それまで楽しかった旅は一瞬にして色あせた。





帰る場所があるからこそ、旅が出来る。




僕にはもう旅を続けるという選択肢などなかった。





日本に帰るという決断をするまでそんなに時間は必要なかった。
4月8日帰国の航空券を捨て、新しく航空券のチケットを買い、ひとまずインドへ戻ることにした。

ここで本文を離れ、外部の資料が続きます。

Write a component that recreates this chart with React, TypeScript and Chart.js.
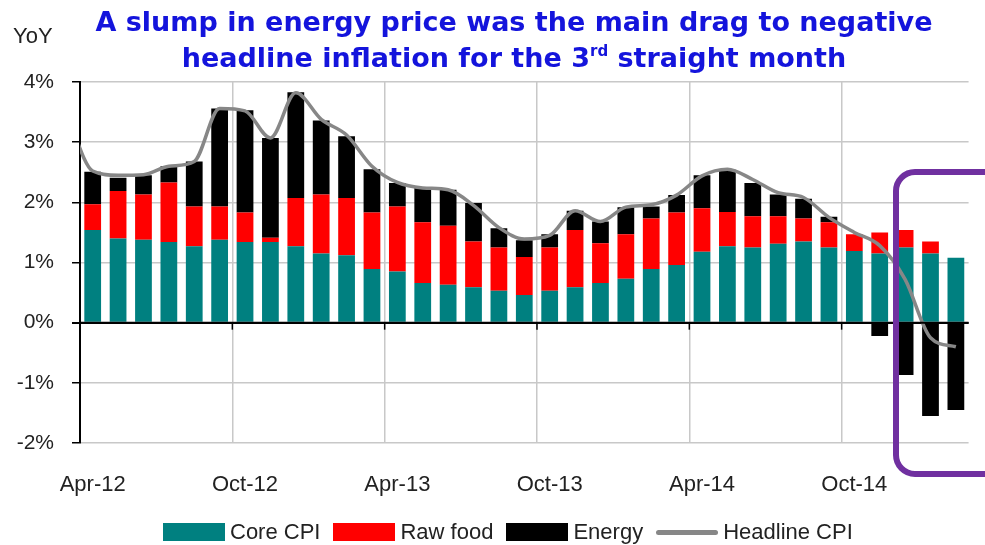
import React, { useEffect, useRef } from 'react';
import { Chart, registerables } from 'chart.js';

Chart.register(...registerables);

// Categories (Mar-12 only feeds the headline line entering from the left edge)
const months = [
  'Mar-12', 'Apr-12', 'May-12', 'Jun-12', 'Jul-12', 'Aug-12', 'Sep-12', 'Oct-12', 'Nov-12', 'Dec-12',
  'Jan-13', 'Feb-13', 'Mar-13', 'Apr-13', 'May-13', 'Jun-13', 'Jul-13', 'Aug-13', 'Sep-13', 'Oct-13', 'Nov-13', 'Dec-13',
  'Jan-14', 'Feb-14', 'Mar-14', 'Apr-14', 'May-14', 'Jun-14', 'Jul-14', 'Aug-14', 'Sep-14', 'Oct-14', 'Nov-14', 'Dec-14',
  'Jan-15', 'Feb-15',
];

const coreCPI = [
  null, 1.54, 1.40, 1.38, 1.34, 1.27, 1.38, 1.34, 1.34, 1.27,
  1.15, 1.12, 0.89, 0.85, 0.66, 0.63, 0.59, 0.53, 0.46, 0.53, 0.59, 0.66,
  0.73, 0.89, 0.96, 1.18, 1.27, 1.25, 1.31, 1.35, 1.25, 1.19, 1.15, 1.25,
  1.15, 1.08,
];

const rawFood = [
  null, 0.43, 0.79, 0.75, 0.99, 0.66, 0.55, 0.49, 0.07, 0.80,
  0.98, 0.95, 0.94, 1.08, 1.01, 0.98, 0.76, 0.72, 0.63, 0.72, 0.95, 0.66,
  0.74, 0.84, 0.87, 0.72, 0.57, 0.52, 0.46, 0.38, 0.42, 0.28, 0.35, 0.29,
  0.20, 0.0,
];

const energy = [
  null, 0.54, 0.22, 0.32, 0.27, 0.75, 1.63, 1.70, 1.66, 1.76,
  1.23, 1.03, 0.72, 0.39, 0.58, 0.60, 0.64, 0.32, 0.28, 0.22, 0.32, 0.36,
  0.45, 0.20, 0.29, 0.55, 0.70, 0.55, 0.36, 0.33, 0.09, 0.0, -0.22, -0.87,
  -1.55, -1.45,
];

const headlineCPI = [
  3.45, 2.52, 2.45, 2.46, 2.60, 2.68, 3.56, 3.52, 3.07, 3.82,
  3.38, 3.12, 2.60, 2.33, 2.24, 2.21, 1.95, 1.58, 1.39, 1.45, 1.86, 1.68,
  1.92, 1.96, 2.12, 2.44, 2.55, 2.38, 2.16, 2.08, 1.75, 1.50, 1.28, 0.72,
  -0.25, -0.40,
];

const labeledMonths = ['Apr', 'Oct'];
const yMin = -2;
const yMax = 4;

const COLORS = {
  core: '#008080',
  food: '#ff0000',
  energy: '#000000',
  headline: '#878787',
  grid: '#c8c8c8',
  text: '#222222',
  title: '#1414dc',
  frame: '#7030a0',
};

const FONT = '"Liberation Sans", Arial, sans-serif';

const isLabeled = (m: string) => labeledMonths.includes(m.slice(0, 3));

export default function App() {
  const ref = useRef<HTMLCanvasElement>(null);

  useEffect(() => {
    if (!ref.current) return;

    const zeroAxis = {
      id: 'zeroAxis',
      afterDatasetsDraw(chart: any) {
        const xs = chart.scales.x;
        const ys = chart.scales.y;
        const ctx = chart.ctx;
        const area = chart.chartArea;
        const y0 = ys.getPixelForValue(0);
        ctx.save();
        ctx.strokeStyle = '#000';
        ctx.lineWidth = 2;
        ctx.beginPath();
        ctx.moveTo(area.left, y0);
        ctx.lineTo(area.right, y0);
        ctx.stroke();
        ctx.lineWidth = 1.5;
        months.forEach((m, i) => {
          if (i > 1 && isLabeled(m)) {
            const px = xs.getPixelForValue(i - 0.5);
            ctx.beginPath();
            ctx.moveTo(px, y0);
            ctx.lineTo(px, y0 + 7);
            ctx.stroke();
          }
        });
        ctx.restore();
      },
    };

    const chart = new Chart(ref.current, {
      type: 'bar',
      data: {
        labels: months,
        datasets: [
          {
            type: 'line',
            label: 'Headline CPI',
            data: headlineCPI,
            borderColor: COLORS.headline,
            backgroundColor: COLORS.headline,
            borderWidth: 3.5,
            pointRadius: 0,
            cubicInterpolationMode: 'monotone',
            order: 0,
            stack: 'line',
          } as any,
          {
            label: 'Core CPI',
            data: coreCPI,
            backgroundColor: COLORS.core,
            order: 1,
            stack: 'cpi',
          },
          {
            label: 'Raw food',
            data: rawFood,
            backgroundColor: COLORS.food,
            order: 1,
            stack: 'cpi',
          },
          {
            label: 'Energy',
            data: energy,
            backgroundColor: COLORS.energy,
            order: 1,
            stack: 'cpi',
          },
        ],
      },
      options: {
        animation: false,
        responsive: false,
        maintainAspectRatio: false,
        barPercentage: 0.66,
        categoryPercentage: 1,
        layout: { padding: { top: 82, right: 8, left: 0, bottom: 0 } },
        plugins: {
          legend: { display: false },
          title: { display: false },
          tooltip: { enabled: false },
        },
        scales: {
          x: {
            stacked: true,
            min: 'Apr-12',
            offset: true,
            grid: {
              offset: true,
              drawTicks: false,
              lineWidth: 1.5,
              color: (ctx: any) => {
                const t = ctx.tick;
                if (!t) return 'rgba(0,0,0,0)';
                const m = months[t.value];
                return t.value > 1 && m && isLabeled(m) ? COLORS.grid : 'rgba(0,0,0,0)';
              },
            },
            border: { display: false },
            ticks: {
              autoSkip: false,
              maxRotation: 0,
              minRotation: 0,
              padding: 29,
              color: COLORS.text,
              font: { family: FONT, size: 22 },
              callback: (v: any) => {
                const m = months[v as number];
                return m && isLabeled(m) ? m : '';
              },
            },
            afterFit: (s: any) => {
              s.height = 102;
            },
          },
          y: {
            stacked: true,
            min: yMin,
            max: yMax,
            grid: {
              color: (ctx: any) => (ctx.tick && ctx.tick.value === 0 ? '#000' : COLORS.grid),
              lineWidth: (ctx: any) => (ctx.tick && ctx.tick.value === 0 ? 2 : 1.5),
              tickColor: '#000',
              tickLength: 8,
              drawTicks: true,
            },
            border: { color: '#000', width: 2 },
            ticks: {
              stepSize: 1,
              padding: 18,
              color: COLORS.text,
              font: { family: FONT, size: 21 },
              callback: (v: any) => `${v}%`,
            },
            afterFit: (s: any) => {
              s.width = 80;
            },
          },
        },
      } as any,
      plugins: [zeroAxis],
    });

    return () => chart.destroy();
  }, []);

  const legendItems = [
    { label: 'Core CPI', color: COLORS.core, kind: 'box' },
    { label: 'Raw food', color: COLORS.food, kind: 'box' },
    { label: 'Energy', color: COLORS.energy, kind: 'box' },
    { label: 'Headline CPI', color: COLORS.headline, kind: 'line' },
  ];

  return (
    <div
      style={{
        position: 'absolute',
        left: 0,
        top: 0,
        width: 985,
        height: 545,
        overflow: 'hidden',
        background: '#fff',
      }}
    >
      <canvas
        ref={ref}
        width={985}
        height={545}
        style={{ position: 'absolute', left: 0, top: 0, width: 985, height: 545 }}
      />
      <div
        style={{
          position: 'absolute',
          left: 0,
          top: 4,
          width: 985,
          paddingLeft: 43,
          boxSizing: 'border-box',
          textAlign: 'center',
          fontFamily: '"DejaVu Sans", Verdana, sans-serif',
          fontWeight: 'bold',
          fontSize: 27,
          lineHeight: '36px',
          color: COLORS.title,
        }}
      >
        <div>A slump in energy price was the main drag to negative</div>
        <div>
          headline inflation for the 3
          <span style={{ fontSize: 15, position: 'relative', top: -11 }}>rd</span> straight month
        </div>
      </div>
      <div
        style={{
          position: 'absolute',
          left: 13,
          top: 23,
          fontFamily: FONT,
          fontSize: 22,
          lineHeight: '26px',
          color: COLORS.text,
        }}
      >
        YoY
      </div>
      <div
        style={{
          position: 'absolute',
          left: 163,
          top: 519,
          height: 26,
          display: 'flex',
          alignItems: 'center',
          fontFamily: FONT,
          fontSize: 22,
          color: COLORS.text,
          whiteSpace: 'nowrap',
        }}
      >
        {legendItems.map((it) => (
          <div key={it.label} style={{ display: 'flex', alignItems: 'center', marginRight: 13 }}>
            {it.kind === 'box' ? (
              <div style={{ width: 62, height: 18, background: it.color }} />
            ) : (
              <div style={{ width: 62, height: 18, display: 'flex', alignItems: 'center' }}>
                <div style={{ width: 62, height: 5, borderRadius: 3, background: it.color }} />
              </div>
            )}
            <span style={{ marginLeft: 5, lineHeight: '26px' }}>{it.label}</span>
          </div>
        ))}
      </div>
      <div
        style={{
          position: 'absolute',
          left: 893,
          top: 169,
          width: 115,
          height: 308,
          border: `6px solid ${COLORS.frame}`,
          borderRadius: 22,
          boxSizing: 'border-box',
        }}
      />
    </div>
  );
}
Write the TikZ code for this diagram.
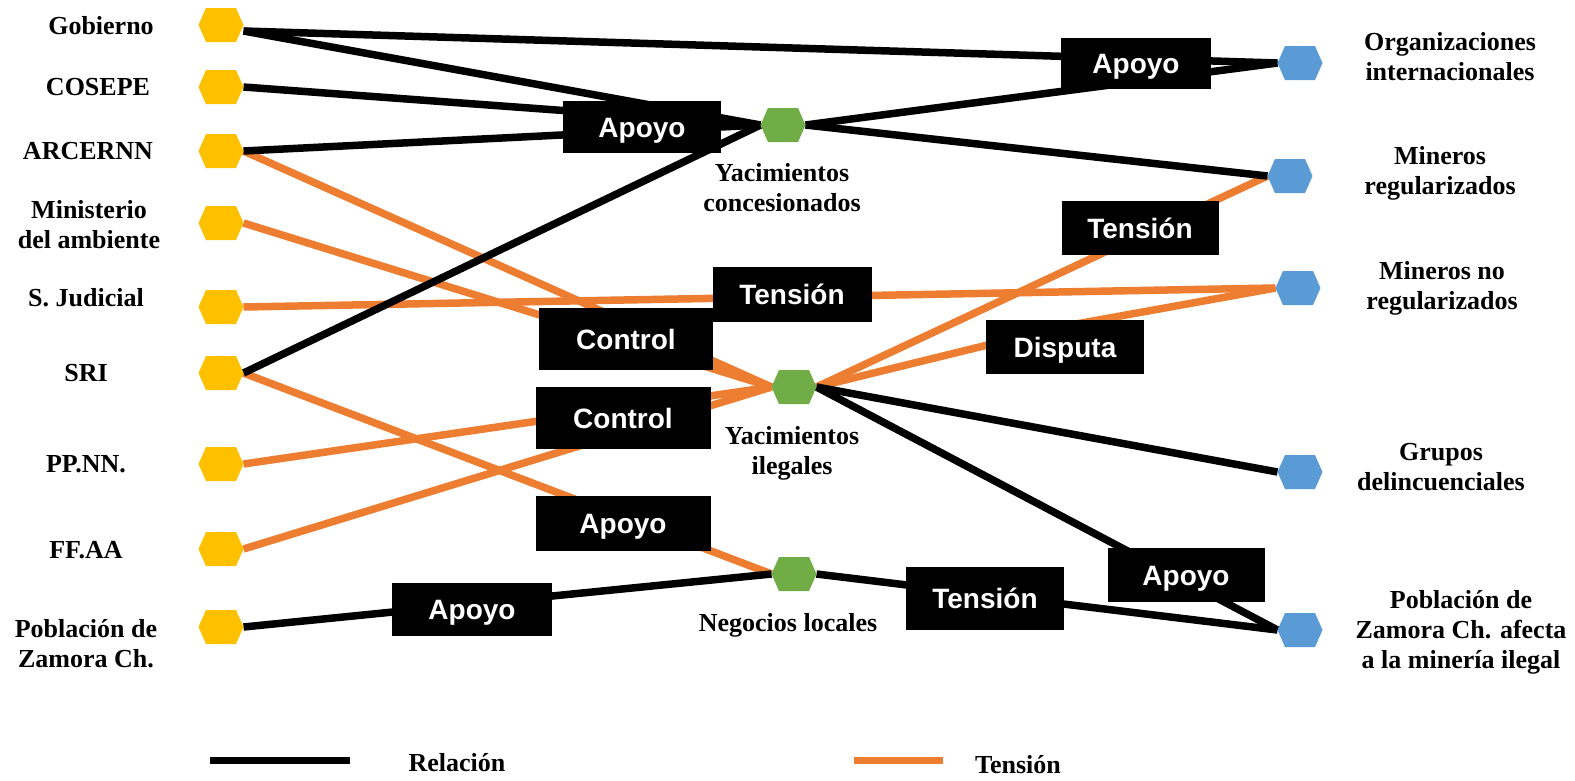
\documentclass[tikz,border=0pt]{standalone}
\usepackage{fontspec}
\setmainfont{Liberation Serif}
\setsansfont{Liberation Sans}
\pgfdeclarelayer{bg}
\pgfsetlayers{bg,main}
\definecolor{cyel}{HTML}{FFC000}
\definecolor{cgrn}{HTML}{70AD47}
\definecolor{cblu}{HTML}{5B9BD5}
\definecolor{cora}{HTML}{ED7D31}
\begin{document}
\begin{tikzpicture}[x=1pt,y=-1pt,
  hexa/.style={rectangle, minimum width=45pt, minimum height=34pt, inner sep=0pt, outer sep=0pt,
    path picture={\fill[#1] (path picture bounding box.west)
      -- ([xshift=-15pt]path picture bounding box.north)
      -- ([xshift=15pt]path picture bounding box.north)
      -- (path picture bounding box.east)
      -- ([xshift=15pt]path picture bounding box.south)
      -- ([xshift=-15pt]path picture bounding box.south) -- cycle;}},
  lab/.style={font=\bfseries\fontsize{26}{30}\selectfont, align=center, inner sep=0pt},
  box/.style={fill=black, text=white, font=\sffamily\bfseries\fontsize{28}{32}\selectfont,
    minimum width=158pt, minimum height=54pt, inner sep=0pt, text height=20pt, text depth=0pt},
  rel/.style={line width=7.5pt, black},
  ten/.style={line width=7.5pt, cora}]
\useasboundingbox (0,0) rectangle (1575,780);

% left actors
\node[hexa=cyel] (gob) at (221,25) {};
\node[hexa=cyel] (cos) at (221,87) {};
\node[hexa=cyel] (arc) at (221,151) {};
\node[hexa=cyel] (min) at (221,223) {};
\node[hexa=cyel] (sju) at (221,307) {};
\node[hexa=cyel] (sri) at (221,373) {};
\node[hexa=cyel] (ppn) at (221,464) {};
\node[hexa=cyel] (ffa) at (221,549) {};
\node[hexa=cyel] (pob) at (221,627) {};

\node[lab] (tgob) at (101,26) {Gobierno};
\node[lab] (tcos) at (98,87) {COSEPE};
\node[lab] (tarc) at (88,151) {ARCERNN};
\node[lab] (tmin) at (89,225) {Ministerio\\del ambiente};
\node[lab] (tsju) at (86,298) {S. Judicial};
\node[lab] (tsri) at (86,373) {SRI};
\node[lab] (tppn) at (86,464) {PP.NN.};
\node[lab] (tffa) at (86,550) {FF.AA};
\node[lab] (tpob) at (86,644) {Población de\\Zamora Ch.};

% middle
\node[hexa=cgrn] (ycon) at (783,125) {};
\node[hexa=cgrn] (yile) at (794,387) {};
\node[hexa=cgrn] (neg) at (794,574) {};
\node[lab] (tycon) at (782,188) {Yacimientos\\concesionados};
\node[lab] (tyile) at (792,453) {Yacimientos\\ilegales};
\node[lab] (tneg) at (788,625) {Negocios locales};

% right actors
\node[hexa=cblu] (org) at (1300,63) {};
\node[hexa=cblu] (mre) at (1290,176) {};
\node[hexa=cblu] (mnr) at (1298,288) {};
\node[hexa=cblu] (gru) at (1300,472) {};
\node[hexa=cblu] (paf) at (1300,630) {};
\node[lab] (torg) at (1450,57) {Organizaciones\\internacionales};
\node[lab] (tmre) at (1440,173) {Mineros\\regularizados};
\node[lab] (tmnr) at (1442,288) {Mineros no\\regularizados};
\node[lab] (tgru) at (1441,467) {Grupos\\delincuenciales};
\node[lab] (tpaf) at (1461,632) {Población de\\Zamora Ch. afecta\\a la minería ilegal};

% relation labels
\node[box, minimum width=150pt, minimum height=51pt] (bA1) at (1136,63) {Apoyo};
\node[box, minimum height=52pt] (bA2) at (642,127) {Apoyo};
\node[box, minimum width=157pt] (bT1) at (1140,228) {Tensión};
\node[box, minimum width=159pt, minimum height=55pt] (bT2) at (792,294) {Tensión};
\node[box, minimum width=174pt, minimum height=62pt] (bC1) at (626,339) {Control};
\node[box] (bD) at (1065,347) {Disputa};
\node[box, minimum width=175pt, minimum height=62pt] (bC2) at (623,418) {Control};
\node[box, minimum width=175pt, minimum height=55pt] (bA3) at (623,523) {Apoyo};
\node[box, minimum width=157pt] (bA4) at (1186,575) {Apoyo};
\node[box, minimum width=160pt, minimum height=53pt] (bA5) at (472,609) {Apoyo};
\node[box, minimum height=63pt] (bT3) at (985,598) {Tensión};

% legend
\coordinate (l1a) at (210,760);
\coordinate (l1b) at (350,760);
\coordinate (l2a) at (854,760);
\coordinate (l2b) at (943,760);
\node[lab] (trel) at (457,763) {Relación};
\node[lab] (tten) at (1018,765) {Tensión};

\begin{pgfonlayer}{bg}
  % tension connectors
  \draw[ten] (arc.east) -- (yile.west);
  \draw[ten] (min.east) -- (yile.west);
  \draw[ten] (sju.east) -- (mnr.west);
  \draw[ten] (sri.east) -- (neg.west);
  \draw[ten] (ppn.east) -- (yile.west);
  \draw[ten] (ffa.east) -- (yile.west);
  \draw[ten] (yile.east) -- (mre.west);
  \draw[ten] (yile.east) -- ([yshift=21pt]bD.center) -- (mnr.west);
  % relation connectors
  \draw[rel] ([yshift=-6pt]gob.east) -- (org.west);
  \draw[rel] ([yshift=-6pt]gob.east) -- (ycon.west);
  \draw[rel] (cos.east) -- (ycon.west);
  \draw[rel] (arc.east) -- (ycon.west);
  \draw[rel] (sri.east) -- (ycon.west);
  \draw[rel] (ycon.east) -- (org.west);
  \draw[rel] (ycon.east) -- (mre.west);
  \draw[rel] (yile.east) -- (gru.west);
  \draw[rel] (yile.east) -- (paf.west);
  \draw[rel] (pob.east) -- (neg.west);
  \draw[rel] (neg.east) -- (paf.west);
  % legend lines
  \draw[line width=7pt, black] (l1a) -- (l1b);
  \draw[line width=7pt, cora] (l2a) -- (l2b);
\end{pgfonlayer}
\end{tikzpicture}
\end{document}
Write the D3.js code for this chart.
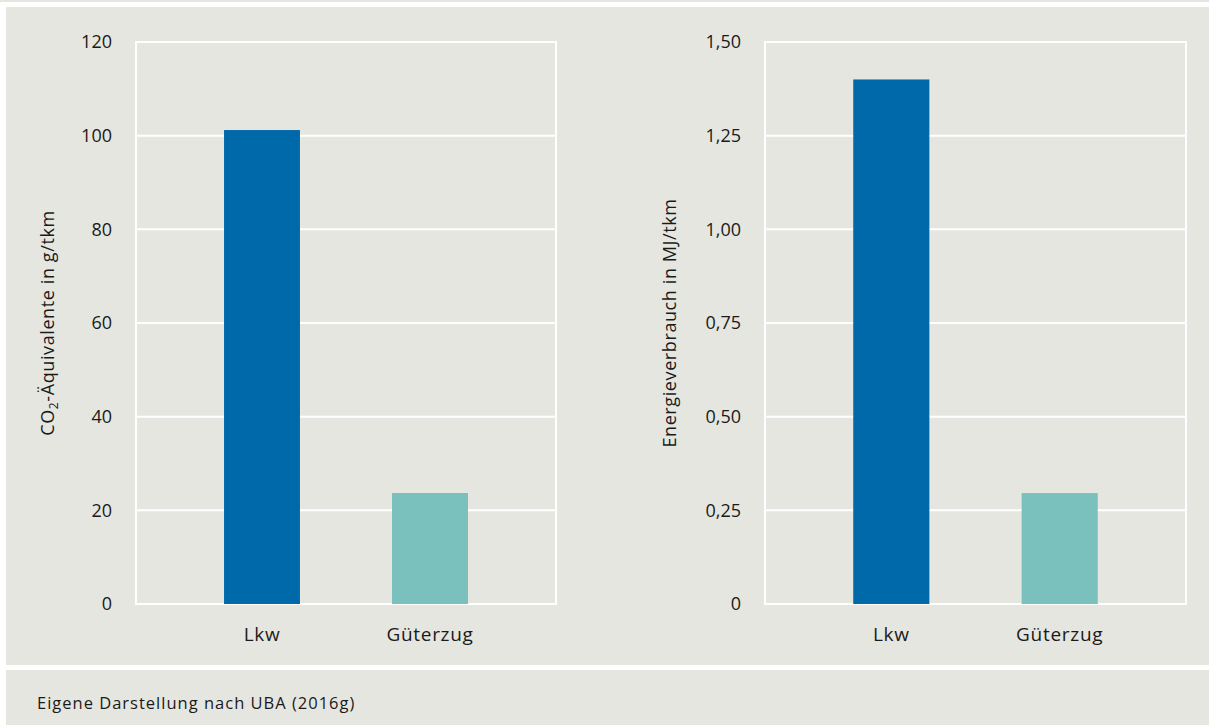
<!DOCTYPE html>
<html><head><meta charset="utf-8">
<script src="https://cdn.jsdelivr.net/npm/d3@7"></script>
<style>html,body{margin:0;padding:0;background:#fff;}svg{display:block;font-family:"Open Sans",Roboto,sans-serif;}</style>
</head><body>
<svg id="c" width="1209" height="725"></svg>
<script>
const categories = ["Lkw", "Güterzug"];
const co2Values = [101.2, 23.7];
const energyValues = [1.40, 0.296];
const co2Ticks = [0, 20, 40, 60, 80, 100, 120];
const energyTicks = [0, 0.25, 0.5, 0.75, 1.0, 1.25, 1.5];
const colors = ["#0069aa", "#7ac0bd"];

const svg = d3.select("#c");
svg.append("rect").attr("x",0).attr("y",0).attr("width",1209).attr("height",2).attr("fill","#e6e6e1");
svg.append("rect").attr("x",6).attr("y",7).attr("width",1203).attr("height",658).attr("fill","#e6e6e1");
svg.append("rect").attr("x",6).attr("y",670).attr("width",1203).attr("height",55).attr("fill","#e6e6e1");
svg.append("text").attr("x",37).attr("y",709).attr("font-size",16.5).attr("letter-spacing",1)
  .attr("fill","#1a1a1a").text("Eigene Darstellung nach UBA (2016g)");

function panel(x0, x1, values, ticks, maxV, fmt, titleX, titleFn) {
  const y = d3.scaleLinear().domain([0, maxV]).range([604, 42]);
  const x = d3.scaleBand().domain(categories).range([x0, x1]).paddingInner(0.548).paddingOuter(0.524);
  const g = svg.append("g");
  g.append("rect").attr("x",x0).attr("y",42).attr("width",x1-x0).attr("height",562)
    .attr("fill","none").attr("stroke","#fff").attr("stroke-width",2);
  g.selectAll(".grid").data(ticks).join("line")
    .attr("x1",x0).attr("x2",x1).attr("y1",d=>y(d)).attr("y2",d=>y(d))
    .attr("stroke","#fff").attr("stroke-width",2);
  g.selectAll(".bar").data(values).join("rect")
    .attr("x",(d,i)=>x(categories[i])).attr("width",x.bandwidth())
    .attr("y",d=>y(d)).attr("height",d=>y(0)-y(d)).attr("fill",(d,i)=>colors[i]);
  g.selectAll(".tl").data(ticks).join("text")
    .attr("x",x0-24).attr("y",d=>y(d)).attr("dy","0.35em").attr("text-anchor","end")
    .attr("font-size",18).attr("fill","#1a1a1a").text(fmt);
  g.selectAll(".cl").data(categories).join("text")
    .attr("x",d=>x(d)+x.bandwidth()/2).attr("y",641).attr("text-anchor","middle")
    .attr("font-size",19).attr("letter-spacing",0.7).attr("fill","#1a1a1a").text(d=>d);
  const t = g.append("text").attr("transform",`translate(${titleX},323) rotate(-90)`)
    .attr("text-anchor","middle").attr("font-size",18).attr("letter-spacing",0.6).attr("fill","#1a1a1a");
  titleFn(t);
}
panel(136, 556, co2Values, co2Ticks, 120, d=>String(d), 54, t=>{
  t.append("tspan").text("CO");
  t.append("tspan").attr("font-size",12).attr("dy",4).text("2");
  t.append("tspan").attr("dy",-4).text("-Äquivalente in g/tkm");
});
const fmtE = d => d===0 ? "0" : d3.format(".2f")(d).replace(".", ",");
panel(765, 1186, energyValues, energyTicks, 1.5, fmtE, 676, t=>t.text("Energieverbrauch in MJ/tkm"));
</script>
</body></html>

日本に戻れるのが最短で20日ということになり、僕は3月19日のホーリーを飛行機の経由地であるコルカタで迎えることとなった。




もともとこの旅はホーリーが目的だった。
その為にインドに来た。
それくらいこのお祭りが僕には魅力的に見えた。



けれど、もう楽しむ気持ちなんて僕は持ち合わせていない。
それでも構わずホーリーは日程通りに開催される。
ホーリーを避けて帰国することはもう出来ない。



僕は色あせた想いのまま当日を迎えることとなった。




朝、目が覚めて窓から外を見る。
いつもと変わらない街並。
なんだ、ホーリーと言えども、意外に普通なんだな。
一瞬なんだかほっとしたような気持ちがして、歯を磨き朝ご飯を調達しに街へと出た。




しかし、窓から感じた安堵感はすぐに裏切られることになる。




食料を求め街の中心まで歩くと、目の前に急に色だらけの光景が広がった。
色まみれになった街並を色まみれの人が走り回り、踊り回っている。
その光景に、僕の色あせた想いは一瞬にして色づき始めた。






色まみれの子供たちが僕に向かって水鉄砲を撃ってくる。
もちろん色付きの特製水鉄砲だ。





子供たちは僕を新たな標的とすると、あちこちから人数を増やし攻撃してくる。
四方八方から攻めてくる子供たちから逃げようとすると、紫に染まったインド人のおっちゃんから後ろから羽交い締めをくらった。
その横にいたインド人がバケツを持ち上げると、僕の頭にピンク色の水が滝のように降り掛かる。
それを見ていた水鉄砲部隊の子供たちに、今度は水風船部隊も参戦して一斉攻撃を仕掛けてくる。
色あせた想いで街に出たのに、色だらけの街に惹き込まれ、僕はもう笑うしかなかった。






それは誰がどう見ても平和そのもので、正真正銘の“平和”がそこにはあった。
僕は夢中でシャッターを切り、カメラを壊されまいと必死で逃げ回った。
顔も体も、心までもがたくさんの色に染まり、たくさんの色が溢れた。






洗っても洗っても色は落ちることが無く、色まみれのまま飛行機へと乗り込んだ。
色まみれの汚い顔で、色とりどりのハッピーパワーを日本へと持ち帰った。





帰国後、僕は自転車に股がり、被災地へと向かった。
コルカタの地でもらった思いがけない元気を、今度は僕がみんなへ届ける番だ。
そう誓い、僕は自転車を走らせた。





そんな想いや経験を経て、いまフタタビ、ミタビ、この地に立っている。
今回はここから日本へ帰るだけだが、それでも何かきっとオモシロイことがある。
そんな期待を胸に、僕は列車から飛び降りた。